## EXERCISE DIRECTIONS:
Find, in the records below, the line that contains "Output the LaTeX" and the line that contains "(263,340) -- cycle;". Copy those two lines and everything between them exactly, but not the pictures.

## GIVEN INFORMATION:
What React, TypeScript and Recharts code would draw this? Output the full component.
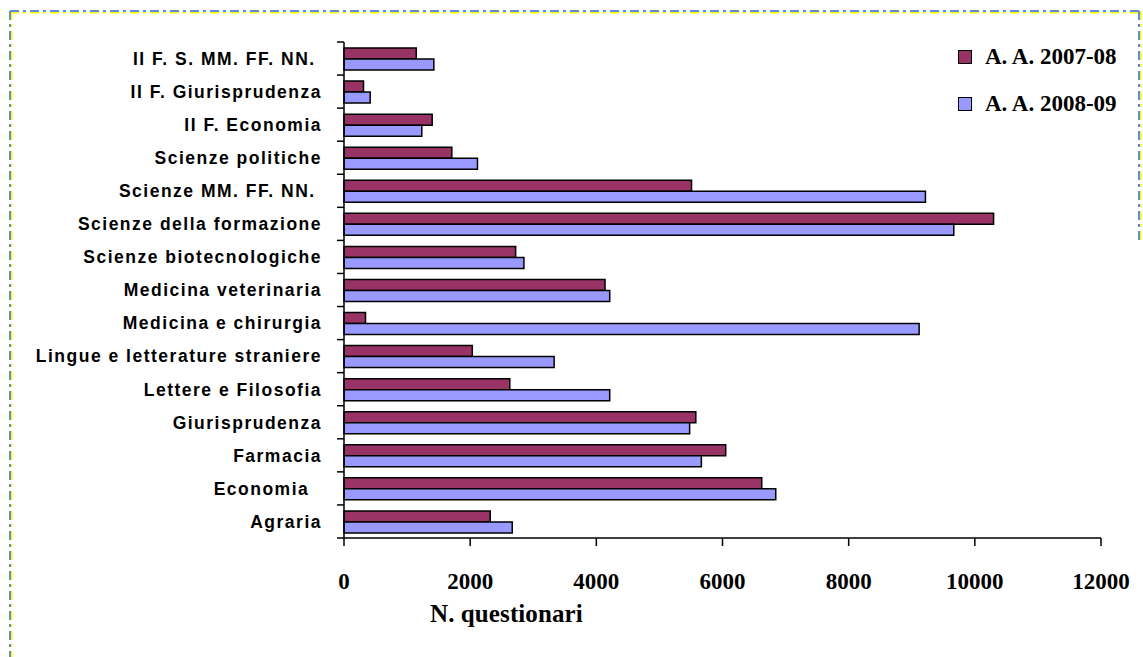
import { Bar, BarChart, Legend, XAxis, YAxis } from "recharts";

const categories = [
  "II F. S. MM. FF. NN. ",
  "II F. Giurisprudenza",
  "II F. Economia",
  "Scienze politiche",
  "Scienze MM. FF. NN. ",
  "Scienze della formazione",
  "Scienze biotecnologiche",
  "Medicina veterinaria",
  "Medicina e chirurgia",
  "Lingue e letterature straniere",
  "Lettere e Filosofia",
  "Giurisprudenza",
  "Farmacia",
  "Economia  ",
  "Agraria",
];
const aa200708 = [1145, 309, 1398, 1709, 5509, 10297, 2721, 4138, 341, 2034, 2628, 5577, 6051, 6622, 2318];
const aa200809 = [1424, 415, 1233, 2116, 9217, 9666, 2852, 4212, 9117, 3331, 4212, 5479, 5665, 6844, 2667];
const xTicks = [0, 2000, 4000, 6000, 8000, 10000, 12000];
const seriesNames = ["A. A. 2007-08", "A. A. 2008-09"];

const data = categories.map((name, i) => ({ name, a: aa200708[i], b: aa200809[i] }));

const W = 1143;
const H = 657;
const TOP = 42;
const BOTTOM = 538;
const AXIS_X = 344;
const BAND = (BOTTOM - TOP) / categories.length;

function CategoryTick(props: any) {
  const { y, payload } = props;
  const last = payload.value === categories[categories.length - 1];
  return (
    <g>
      <line x1={AXIS_X - 7} x2={AXIS_X} y1={y - BAND / 2} y2={y - BAND / 2} stroke="#000" strokeWidth={1.5} />
      {last && <line x1={AXIS_X - 7} x2={AXIS_X} y1={y + BAND / 2} y2={y + BAND / 2} stroke="#000" strokeWidth={1.5} />}
      <text
        x={AXIS_X - 22}
        y={y}
        dy="0.36em"
        textAnchor="end"
        fill="#000"
        style={{ whiteSpace: "pre", fontFamily: "'Liberation Sans', Arial, sans-serif", fontWeight: 700, fontSize: 17.5, letterSpacing: 1.5 }}
      >
        {payload.value}
      </text>
    </g>
  );
}

function SeriesLegend(props: any) {
  const payload = props.payload || [];
  return (
    <div>
      {payload.map((p: any) => (
        <div key={p.value} style={{ display: "flex", alignItems: "center", height: 47 }}>
          <span style={{ width: 12, height: 12, background: p.color, border: "1.5px solid #000", marginRight: 13 }} />
          <span
            style={{ fontFamily: "'Liberation Serif', 'Times New Roman', serif", fontWeight: 700, fontSize: 23, color: "#000" }}
          >
            {p.value}
          </span>
        </div>
      ))}
    </div>
  );
}

function Border() {
  const dash = "9 4 3 4";
  return (
    <svg width={W} height={H} style={{ position: "absolute", left: 0, top: 0, pointerEvents: "none" }}>
      <line x1={10} y1={12.5} x2={1142} y2={12.5} stroke="#ffff00" strokeWidth={2} strokeDasharray={dash} />
      <line x1={11.5} y1={11} x2={11.5} y2={657} stroke="#ffff00" strokeWidth={2} strokeDasharray={dash} />
      <line x1={1140.5} y1={11} x2={1140.5} y2={240} stroke="#ffff00" strokeWidth={2} strokeDasharray={dash} />
      <line x1={10} y1={11} x2={1142} y2={11} stroke="#5b8dd6" strokeWidth={2} strokeDasharray={dash} />
      <line x1={10} y1={11} x2={10} y2={657} stroke="#5b8dd6" strokeWidth={2} strokeDasharray={dash} />
      <line x1={1139} y1={11} x2={1139} y2={240} stroke="#5b8dd6" strokeWidth={2} strokeDasharray={dash} />
    </svg>
  );
}

export default function App() {
  return (
    <div style={{ position: "absolute", left: 0, top: 0, width: W, height: H, background: "#fff" }}>
      <BarChart
        width={W}
        height={H}
        data={data}
        layout="vertical"
        margin={{ top: TOP, right: W - 1101, bottom: H - BOTTOM - 60, left: 0 }}
        barCategoryGap={6}
        barGap={0}
      >
        <XAxis
          type="number"
          domain={[0, 12000]}
          ticks={xTicks}
          interval={0}
          height={60}
          axisLine={{ stroke: "#000", strokeWidth: 1.5 }}
          tickLine={{ stroke: "#000", strokeWidth: 1.5 }}
          tickSize={8}
          tickMargin={27}
          tick={{ fill: "#000", fontSize: 23, fontWeight: 700, fontFamily: "'Liberation Serif', 'Times New Roman', serif" }}
        />
        <YAxis
          type="category"
          dataKey="name"
          width={AXIS_X}
          interval={0}
          axisLine={{ stroke: "#000", strokeWidth: 1.5 }}
          tickLine={false}
          tick={(p: any) => <CategoryTick {...p} />}
        />
        <Legend
          layout="vertical"
          align="center"
          verticalAlign="middle"
          wrapperStyle={{ left: 958, top: 33, width: 185 }}
          content={(p: any) => <SeriesLegend {...p} />}
        />
        <Bar dataKey="a" name={seriesNames[0]} fill="#993366" stroke="#000" strokeWidth={1.5} isAnimationActive={false} />
        <Bar dataKey="b" name={seriesNames[1]} fill="#9999ff" stroke="#000" strokeWidth={1.5} isAnimationActive={false} />
      </BarChart>
      <div
        style={{
          position: "absolute",
          left: 430,
          top: 602,
          lineHeight: "24px",
          fontFamily: "'Liberation Serif', 'Times New Roman', serif",
          fontWeight: 700,
          fontSize: 25,
          letterSpacing: 0.1,
          color: "#000",
          whiteSpace: "nowrap",
        }}
      >
        N. questionari
      </div>
      <Border />
    </div>
  );
}
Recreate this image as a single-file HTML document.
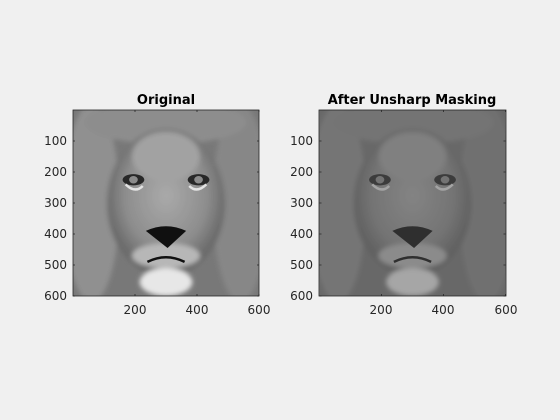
<!DOCTYPE html>
<html><head><meta charset="utf-8"><style>
body{margin:0;background:#f0f0f0;}
svg{display:block;font-family:"DejaVu Sans","Liberation Sans",sans-serif;}
</style></head><body>
<svg width="560" height="420" viewBox="0 0 560 420">
<defs>
<radialGradient id="face" cx="0.5" cy="0.45" r="0.5">
<stop offset="0" stop-color="#a0a0a0"/><stop offset="0.7" stop-color="#8a8a8a"/><stop offset="1" stop-color="#707070"/></radialGradient>
<filter id="blur"><feGaussianBlur stdDeviation="8"/></filter>
<g id="lion">
<rect x="0" y="0" width="600" height="600" fill="#7a7a7a"/>
<g filter="url(#blur)">
<ellipse cx="60" cy="300" rx="90" ry="320" fill="#8c8c8c"/>
<ellipse cx="540" cy="300" rx="90" ry="320" fill="#858585"/>
<ellipse cx="300" cy="40" rx="260" ry="70" fill="#8a8a8a"/>
<ellipse cx="300" cy="300" rx="190" ry="240" fill="url(#face)"/>
<ellipse cx="300" cy="150" rx="110" ry="80" fill="#9a9a9a"/>
<ellipse cx="300" cy="470" rx="110" ry="40" fill="#aaa"/>
<ellipse cx="300" cy="555" rx="85" ry="45" fill="#cfcfcf"/>
</g>
<ellipse cx="195" cy="225" rx="35" ry="18" fill="#3c3c3c"/>
<ellipse cx="195" cy="225" rx="14" ry="12" fill="#888"/>
<path d="M170 240 Q200 270 225 245" stroke="#ccc" stroke-width="8" fill="none"/>
<ellipse cx="405" cy="225" rx="35" ry="18" fill="#3c3c3c"/>
<ellipse cx="405" cy="225" rx="14" ry="12" fill="#888"/>
<path d="M375 245 Q400 270 430 240" stroke="#ccc" stroke-width="8" fill="none"/>
<path d="M235 390 Q300 360 365 390 L305 445 Z" fill="#2a2a2a"/>
<path d="M240 490 Q300 460 360 490" stroke="#2a2a2a" stroke-width="8" fill="none"/>
</g>
<g id="ticksL" stroke="#262626" stroke-width="0.8">
<path d="M73 141h2M73 172h2M73 203h2M73 234h2M73 265h2M73 296h2M259 141h-2M259 172h-2M259 203h-2M259 234h-2M259 265h-2M259 296h-2M135 296v-2M197 296v-2M259 296v-2M135 110v2M197 110v2M259 110v2"/>
</g>
</defs>
<g>
<text x="166" y="104" font-size="13" font-weight="bold" text-anchor="middle">Original</text>
<svg x="73" y="110" width="186" height="186" viewBox="0 0 600 600"><use href="#lion" style="filter:contrast(1.3)"/></svg>
<rect x="73" y="110" width="186" height="186" fill="none" stroke="#262626" stroke-width="0.8"/>
<use href="#ticksL"/>
<g font-size="12" fill="#262626" text-anchor="end">
<text x="67" y="145">100</text><text x="67" y="176">200</text><text x="67" y="207">300</text><text x="67" y="238">400</text><text x="67" y="269">500</text><text x="67" y="300">600</text></g>
<g font-size="12" fill="#262626" text-anchor="middle">
<text x="135" y="314">200</text><text x="197" y="314">400</text><text x="259" y="314">600</text></g>
</g>
<g>
<text x="412" y="104" font-size="13" font-weight="bold" text-anchor="middle">After Unsharp Masking</text>
<svg x="319" y="110" width="187" height="186" viewBox="0 0 600 600"><use href="#lion" style="filter:contrast(0.85) brightness(0.85)"/></svg>
<rect x="319" y="110" width="187" height="186" fill="none" stroke="#262626" stroke-width="0.8"/>
<use href="#ticksL" transform="translate(246.5,0)"/>
<g font-size="12" fill="#262626" text-anchor="end">
<text x="313" y="145">100</text><text x="313" y="176">200</text><text x="313" y="207">300</text><text x="313" y="238">400</text><text x="313" y="269">500</text><text x="313" y="300">600</text></g>
<g font-size="12" fill="#262626" text-anchor="middle">
<text x="381" y="314">200</text><text x="443" y="314">400</text><text x="506" y="314">600</text></g>
</g>
</svg>
</body></html>
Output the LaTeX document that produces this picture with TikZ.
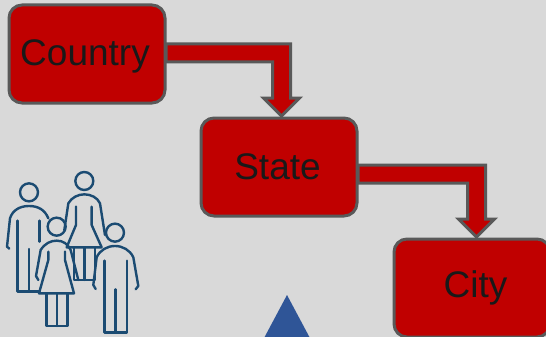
\documentclass[tikz,border=0pt]{standalone}
\usepackage{xcolor}
\usepackage{fontspec}
\setmainfont{Liberation Sans}
\usetikzlibrary{calc}

\definecolor{boxred}{HTML}{C00000}
\definecolor{boxgray}{HTML}{595959}
\definecolor{peopleblue}{HTML}{1B4B72}
\definecolor{triblue}{HTML}{2F5597}

\tikzset{
  levelbox/.style={draw=boxgray,fill=boxred,line width=3pt,rounded corners=13pt,
    minimum width=156pt,minimum height=98pt,inner sep=0pt,outer sep=0pt,
    text=black!90,font=\fontsize{37}{37}\selectfont},
  bentarrow/.style={draw=boxgray,fill=boxred,line width=3pt,miter limit=10},
  person/.style={draw=peopleblue,line width=2.4pt,line join=round,line cap=round}
}

\newcommand{\bentconnector}[2]{%
  \draw[bentarrow] ($(#1)+(0,-9)$) -| ($(#2)+(9,-18)$) -- ++(9,0) -- (#2)
    -- ++(-18,-18) -- ++(9,0) |- ($(#1)+(0,9)$) -- cycle;
}

\begin{document}
\begin{tikzpicture}[x=1pt,y=-1pt]
    \useasboundingbox (0,0) rectangle (546,337);
    \clip (0,0) rectangle (546,337);
    \fill[black!15] (0,0) rectangle (546,337);

    \node[levelbox] (country) at (87,54) {\smash{\raisebox{-12pt}{Country}}\hspace*{4pt}};
    \node[levelbox] (state) at (279,167) {State\hspace*{3pt}};
    \node[levelbox] (city) at (472,288) {\hspace*{7pt}City};

    \coordinate (c1) at ([yshift=1pt,xshift=1pt]country.east);
    \coordinate (t1) at ([xshift=2.5pt,yshift=2pt]state.north);
    \coordinate (c2) at ([yshift=-7pt,xshift=1pt]state.east);
    \coordinate (t2) at ([xshift=4.5pt,yshift=2pt]city.north);
    \bentconnector{c1}{t1}
    \bentconnector{c2}{t2}

    % triangle at the bottom
    \fill[triblue] (287,295) -- (311,340) -- (263,340) -- cycle;

    % people, drawn in units of a third of a pixel
    \begin{scope}[shift={(0,170)},x=0.3333pt,y=-0.3333pt,person]
      % left man
      \draw (87,67) circle (27);
      \draw (28,236) -- (21,230) -- (30,145) .. controls (38,120) and (60,108) .. (87,108)
        .. controls (115,108) and (135,120) .. (145,145);
      \draw (53,152) -- (53,365) -- (118,365);
      \draw (118,152) -- (118,215);
      \draw (87,237) -- (87,365);
      % back woman
      \draw (253,33) circle (27);
      \draw (193,180) -- (205,100) .. controls (215,82) and (235,73) .. (253,73)
        .. controls (272,73) and (292,82) .. (300,100) -- (315,195);
      \draw (228,110) -- (228,165) -- (200,232) -- (305,232) -- (275,165) -- (275,110);
      \draw (222,232) -- (222,330) -- (285,330) -- (285,232);
      \draw (253,232) -- (253,330);
      % girl
      \draw (170,170) circle (27);
      \draw (115,330) -- (108,318) -- (122,240) .. controls (135,220) and (152,212) .. (170,212)
        .. controls (190,212) and (203,222) .. (212,240) -- (235,330);
      \draw (145,245) -- (145,270) -- (117,370) -- (222,370) -- (195,270) -- (195,245);
      \draw (140,370) -- (140,468) -- (203,468) -- (203,370);
      \draw (171,370) -- (171,468);
      % front boy
      \draw (345,188) circle (27);
      \draw (287,357) -- (280,345) -- (290,262) .. controls (300,240) and (322,228) .. (345,228)
        .. controls (368,228) and (390,240) .. (400,262) -- (415,348) -- (407,358);
      \draw (314,272) -- (314,487) -- (381,487) -- (381,272);
      \draw (347,358) -- (347,487);
    \end{scope}
\end{tikzpicture}
\end{document}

## SOLUTION TO THIS EXERCISE:
Output the LaTeX document that produces this picture with TikZ.
\documentclass[tikz,border=0pt]{standalone}
\usepackage{xcolor}
\usepackage{fontspec}
\setmainfont{Liberation Sans}
\usetikzlibrary{calc}

\definecolor{boxred}{HTML}{C00000}
\definecolor{boxgray}{HTML}{595959}
\definecolor{peopleblue}{HTML}{1B4B72}
\definecolor{triblue}{HTML}{2F5597}

\tikzset{
  levelbox/.style={draw=boxgray,fill=boxred,line width=3pt,rounded corners=13pt,
    minimum width=156pt,minimum height=98pt,inner sep=0pt,outer sep=0pt,
    text=black!90,font=\fontsize{37}{37}\selectfont},
  bentarrow/.style={draw=boxgray,fill=boxred,line width=3pt,miter limit=10},
  person/.style={draw=peopleblue,line width=2.4pt,line join=round,line cap=round}
}

\newcommand{\bentconnector}[2]{%
  \draw[bentarrow] ($(#1)+(0,-9)$) -| ($(#2)+(9,-18)$) -- ++(9,0) -- (#2)
    -- ++(-18,-18) -- ++(9,0) |- ($(#1)+(0,9)$) -- cycle;
}

\begin{document}
\begin{tikzpicture}[x=1pt,y=-1pt]
    \useasboundingbox (0,0) rectangle (546,337);
    \clip (0,0) rectangle (546,337);
    \fill[black!15] (0,0) rectangle (546,337);

    \node[levelbox] (country) at (87,54) {\smash{\raisebox{-12pt}{Country}}\hspace*{4pt}};
    \node[levelbox] (state) at (279,167) {State\hspace*{3pt}};
    \node[levelbox] (city) at (472,288) {\hspace*{7pt}City};

    \coordinate (c1) at ([yshift=1pt,xshift=1pt]country.east);
    \coordinate (t1) at ([xshift=2.5pt,yshift=2pt]state.north);
    \coordinate (c2) at ([yshift=-7pt,xshift=1pt]state.east);
    \coordinate (t2) at ([xshift=4.5pt,yshift=2pt]city.north);
    \bentconnector{c1}{t1}
    \bentconnector{c2}{t2}

    % triangle at the bottom
    \fill[triblue] (287,295) -- (311,340) -- (263,340) -- cycle;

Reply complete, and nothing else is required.